[Collection entries]
━━━━━━

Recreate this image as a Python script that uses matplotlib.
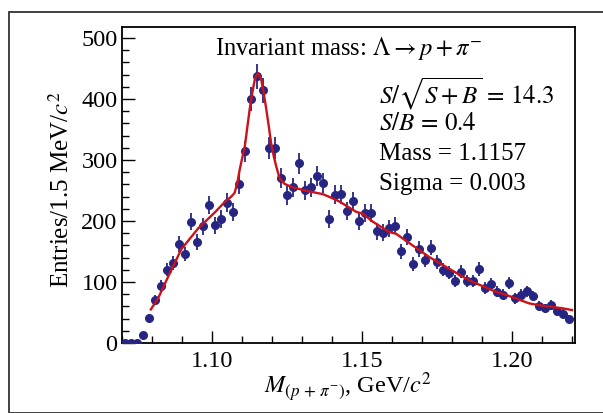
import numpy as np
import matplotlib
matplotlib.use("Agg")
import matplotlib.pyplot as plt
from matplotlib.patches import Rectangle
from matplotlib.ticker import MultipleLocator, FormatStrFormatter

plt.rcParams["font.family"] = ["Liberation Serif", "DejaVu Serif"]
plt.rcParams["mathtext.fontset"] = "stix"

# bin centres (2 MeV steps) and entries
bin_lo = 1.071
bin_step = 0.002
counts = [
    0, 0, 0, 13, 41, 71, 94, 120, 131, 162,
    146, 199, 166, 191, 226, 193, 203, 230, 215, 261,
    314, 400, 437, 414, 320, 320, 270, 242, 255, 295,
    250, 255, 274, 262, 203, 243, 244, 217, 233, 200,
    213, 213, 183, 181, 188, 192, 150, 174, 130, 154,
    136, 156, 132, 120, 115, 102, 117, 102, 102, 121,
    90, 96, 84, 79, 99, 73, 79, 85, 77, 61,
    57, 62, 52, 48, 39,
]

# fit curve
fit_x = [
    1.0797, 1.0821, 1.0855, 1.0899, 1.0955, 1.1010, 1.1043, 1.1065, 1.1076,
    1.1085, 1.1093, 1.1100, 1.1110, 1.1126, 1.1135, 1.1143, 1.1148, 1.1154,
    1.1160, 1.1165, 1.1172, 1.1182, 1.1190, 1.1198, 1.1207, 1.1215, 1.1226,
    1.1242, 1.1270, 1.1320, 1.1370, 1.1394, 1.1425, 1.1481, 1.1503, 1.1536,
    1.1591, 1.1614, 1.1724, 1.1835, 1.1870, 1.1946, 1.1980, 1.2057, 1.2090,
    1.2167, 1.2200,
]
fit_y = [
    55, 73, 109, 154, 188, 214, 231, 240, 246,
    262, 284, 300, 322, 382, 410, 431, 438, 442,
    438, 431, 413, 382, 355, 327, 305, 289, 270,
    261, 255, 249, 244, 239, 232, 215, 212, 199,
    182, 179, 141, 109, 100, 84, 79, 65, 62,
    57, 54,
]

title = r"Invariant mass: $\Lambda \rightarrow p + \pi^{-}$"
stats_lines = [
    r"$S/\sqrt{S+B}\, =\, 14.3$",
    r"$S/B\, =\, 0.4$",
    r"Mass = 1.1157",
    r"Sigma = 0.003",
]

counts = np.array(counts, dtype=float)
centers = bin_lo + bin_step * np.arange(len(counts))
errs = np.sqrt(counts)

W, H = 603, 413
fig = plt.figure(figsize=(W / 100, H / 100), dpi=100)
fig.patches.append(Rectangle((9 / W, 0), 1.0, 1 - 12 / H, transform=fig.transFigure,
                             fill=False, edgecolor="#333333", linewidth=1.3))
ax = fig.add_axes([121.7 / W, 1 - 343 / H, (575 - 121.7) / W, (343 - 27) / H])

blue = "#262682"
nz = counts > 0
ax.errorbar(centers[nz], counts[nz], yerr=errs[nz], fmt="o", color=blue,
            markersize=5.5, elinewidth=1.3, capsize=0, zorder=3)
ax.plot(centers[~nz], counts[~nz], "o", color=blue, markersize=5.5, zorder=3)
ax.plot(fit_x, fit_y, color="#cc1219", linewidth=1.7, zorder=4)

ax.set_xlim(1.07, 1.221)
ax.set_ylim(0, 518)
ax.xaxis.set_major_locator(MultipleLocator(0.05))
ax.xaxis.set_minor_locator(MultipleLocator(0.01))
ax.yaxis.set_major_locator(MultipleLocator(100))
ax.yaxis.set_minor_locator(MultipleLocator(20))
ax.xaxis.set_major_formatter(FormatStrFormatter("%.2f"))
ax.tick_params(which="both", direction="in", top=False, right=False, labelsize=17.5,
               width=1.0, colors="black")
ax.tick_params(which="major", length=9)
ax.tick_params(which="minor", length=5)
ax.tick_params(axis="x", pad=6)
ax.tick_params(axis="y", pad=3)
for s in ax.spines.values():
    s.set_linewidth(1.3)

fig.text(348 / W, 1 - 387 / H, r"$M_{(p\,+\,\pi^{-})}$, GeV/$c^{2}$",
         ha="center", va="center", fontsize=17.5)
fig.text(61 / W, 1 - 190 / H, r"Entries/1.5 MeV/$c^{2}$", rotation=90,
         ha="center", va="center", fontsize=18)

fig.text(349 / W, 1 - 48 / H, title, ha="center", va="center", fontsize=17.7)
for i, line in enumerate(stats_lines):
    fig.text(379 / W, 1 - (94 + 30 * i) / H, line, ha="left", va="center", fontsize=18)

fig.savefig("out.png", dpi=100)
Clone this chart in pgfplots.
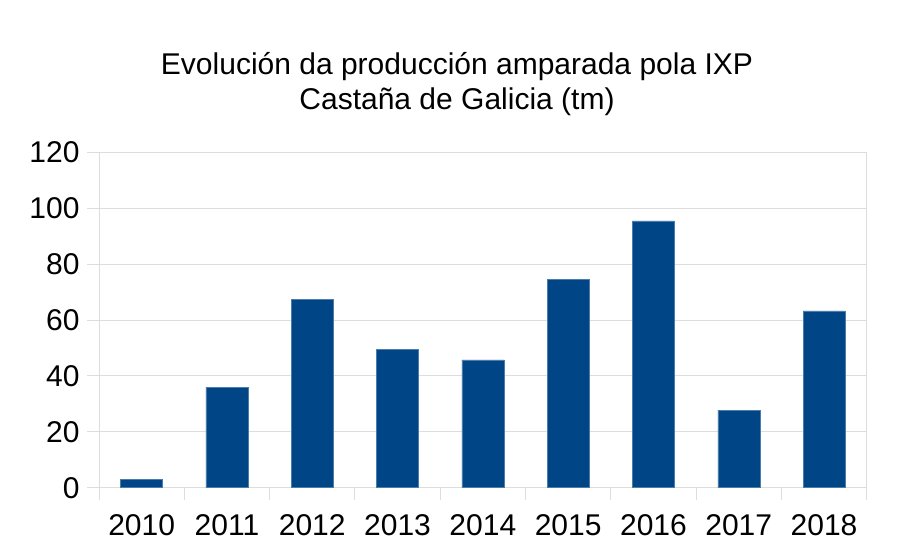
\documentclass[border=0pt]{standalone}
\usepackage{pgfplots}
\pgfplotsset{compat=1.18}
\usepackage{fontspec}
\setmainfont{Liberation Sans}
\definecolor{barblue}{HTML}{004586}
\definecolor{gridgray}{HTML}{DDDDDD}
\begin{document}
\begin{tikzpicture}[x=1pt,y=1pt]
\path[use as bounding box] (0,0) rectangle (904,558);
\node[align=center, font=\fontsize{30}{36}\selectfont, anchor=base] at (457,483) {Evolución da producción amparada pola IXP};
\node[align=center, font=\fontsize{30}{36}\selectfont, anchor=base] at (457,448) {Castaña de Galicia (tm)};
\begin{axis}[
  at={(99pt,70.3pt)}, anchor=south west,
  scale only axis, width=767.7pt, height=335.4pt,
  xmin=0, xmax=9, ymin=0, ymax=120,
  ytick={0,20,...,120},
  xtick={0.5,1.5,...,8.5},
  xticklabels={2010,2011,2012,2013,2014,2015,2016,2017,2018},
  minor xtick={0,1,...,9},
  xtick pos=bottom, ytick pos=left,
  tick align=outside,
  major tick length=12pt,
  minor tick length=12pt,
  major x tick style={draw=none},
  minor x tick style={gridgray, line width=0.9pt},
  major y tick style={gridgray, line width=0.9pt},
  ymajorgrids, grid style={gridgray, line width=0.9pt},
  axis line style={gridgray, line width=0.9pt},
  tick label style={font=\fontsize{30}{36}\selectfont},
  xticklabel style={yshift=-11pt},
  yticklabel style={xshift=-4pt},
  /pgf/number format/assume math mode=true,
  ybar, bar width=42pt,
  clip=false,
]
\addplot[fill=barblue, draw=barblue!70!white, line width=0.5pt] coordinates {
(0.5,2.9) (1.5,36.0) (2.5,67.3) (3.5,49.4) (4.5,45.7) (5.5,74.6) (6.5,95.5) (7.5,27.8) (8.5,63.3)};
\end{axis}
\end{tikzpicture}
\end{document}
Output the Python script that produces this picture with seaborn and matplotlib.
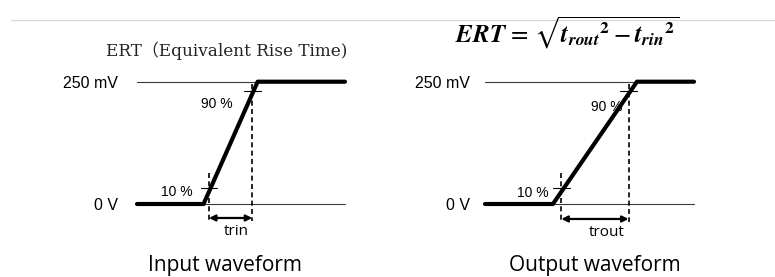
import numpy as np
import pandas as pd
import seaborn as sns
import matplotlib.pyplot as plt
from matplotlib.lines import Line2D

# ---- data ----
level_labels = ["0 V", "250 mV"]
levels_mv = [0, 250]
thresholds_pct = [10, 90]
threshold_labels = ["10 %", "90 %"]

input_time = [0.0, 3.2, 5.8, 10.0]
input_mv = [0, 0, 250, 250]
output_time = [0.0, 3.25, 7.27, 10.0]
output_mv = [0, 0, 250, 250]

panel_titles = ["Input waveform", "Output waveform"]
span_labels = ["trin", "trout"]
header_left = "ERT（Equivalent Rise Time)"
formula = (r"$\mathbfit{ERT}\,=\,\sqrt{{\mathbfit{t}_{\mathbfit{rout}}}^{\mathbf{2}}"
           r" - {\mathbfit{t}_{\mathbfit{rin}}}^{\mathbf{2}}}$")

sns.set_theme(style="white")
plt.rcParams["font.family"] = ["Liberation Sans", "DejaVu Sans"]

W, H = 775, 277
fig = plt.figure(figsize=(W / 100, H / 100), dpi=100)

# pixel geometry (layout only)
y0_px, y250_px = 204.0, 81.7
mv_per_px = 250.0 / (y0_px - y250_px)
ylim = ((y0_px - H) * mv_per_px, y0_px * mv_per_px)


def make_axes(left_px, right_px, origin_px, unit_px):
    ax = fig.add_axes([left_px / W, 0, (right_px - left_px) / W, 1])
    ax.set_xlim((left_px - origin_px) / unit_px, (right_px - origin_px) / unit_px)
    ax.set_ylim(*ylim)
    ax.axis("off")
    return ax


axL = make_axes(0, 387.5, 137, 20.8)
axR = make_axes(387.5, 775, 485, 20.9)


def draw_panel(ax, t, v, span_label, title, lab_dx, pct_dx, pct_dy, span_y,
               span_dx, label_x, label_y):
    t = np.asarray(t)
    v = np.asarray(v)
    # reference levels
    for lv, lab in zip(levels_mv, level_labels):
        ax.plot([t[0], t[-1]], [lv, lv], color="#3a3a3a", lw=0.8, zorder=1)
        ax.text(lab_dx, lv - 4, lab, ha="right", va="center", fontsize=11.5,
                color="black")
    # waveform
    df = pd.DataFrame({"t": t, "mv": v})
    sns.lineplot(data=df, x="t", y="mv", ax=ax, color="black", lw=3.0,
                 sort=False, estimator=None, zorder=3)
    # crossing times
    rise_t = t[1:3]
    rise_v = v[1:3]
    cross = [float(np.interp(p / 100 * levels_mv[1], rise_v, rise_t)) for p in thresholds_pct]
    lv10 = thresholds_pct[0] / 100 * levels_mv[1]
    lv90 = thresholds_pct[1] / 100 * levels_mv[1]
    # dashed verticals
    ax.plot([cross[0], cross[0]], [lv10 + 38, span_y - 6], color="black", lw=1.2,
            ls=(0, (3, 2)), zorder=2)
    ax.plot([cross[1], cross[1]], [levels_mv[1] - 5, span_y - 6], color="black", lw=1.2,
            ls=(0, (3, 2)), zorder=2)
    # small tick marks
    for c, lv in zip(cross, [lv10 + 8, lv90 + 6]):
        ax.plot([c - 0.4, c + 0.4], [lv, lv], color="black", lw=0.8, zorder=2)
    # percentage labels
    for c, lv, lab, dx, dy in zip(cross, [lv10, lv90], threshold_labels, pct_dx, pct_dy):
        ax.text(c - dx, lv + dy, lab, ha="right", va="center", fontsize=10,
                color="black")
    # span arrow
    ax.annotate("", xy=(cross[1], span_y), xytext=(cross[0], span_y),
                arrowprops=dict(arrowstyle="<|-|>", color="black", lw=1.6,
                                mutation_scale=9, shrinkA=0, shrinkB=0))
    ax.text((cross[0] + cross[1]) / 2 + span_dx, span_y - 27, span_label, ha="center",
            va="center", fontsize=11, family=["Open Sans", "DejaVu Sans"], color="black")
    ax.text(label_x, label_y, title, ha="center", va="center",
            fontsize=15, family=["Open Sans", "DejaVu Sans"], color="black")


draw_panel(axL, input_time, input_mv, span_labels[0], panel_titles[0],
           lab_dx=-0.9, pct_dx=[0.77, 0.96], pct_dy=[0, -20], span_y=-28.6,
           span_dx=0.25, label_x=4.23, label_y=-126)
draw_panel(axR, output_time, output_mv, span_labels[1], panel_titles[1],
           lab_dx=-0.72, pct_dx=[0.62, 0.3], pct_dy=[-3, -26], span_y=-30.6,
           span_dx=0.55, label_x=5.26, label_y=-126)

# headers
axL.text(4.33, 314, header_left, ha="center", va="center", fontsize=12.2,
         family=["DejaVu Serif", "Noto Sans CJK JP"], color="#222222")
axR.text(3.92, 350, formula, ha="center", va="center", fontsize=18,
         math_fontfamily="stix", color="black")

# top separator line
fig.add_artist(Line2D([11 / W, 1], [1 - 20 / H, 1 - 20 / H], transform=fig.transFigure,
                      color="#d9d9d9", lw=0.9, zorder=0))

fig.savefig("out.png", dpi=100, facecolor="white")
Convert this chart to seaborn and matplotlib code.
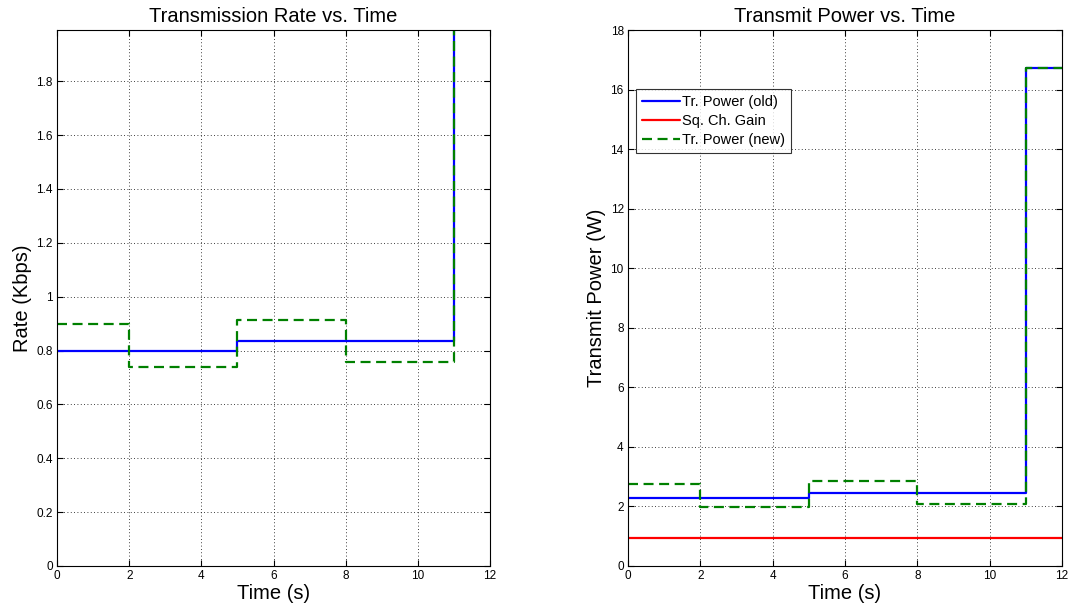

━━━━━━

**Task**
Starting at the first line of the records above, set down each line exactly through the one that holds "from matplotlib.ticker import". Omit pictures.

**Exercise answer**
Recreate this image as a Python script that uses matplotlib.
import numpy as np
import matplotlib
matplotlib.use("Agg")
import matplotlib.pyplot as plt
from matplotlib.patches import Rectangle
from matplotlib.ticker import MultipleLocator, FormatStrFormatter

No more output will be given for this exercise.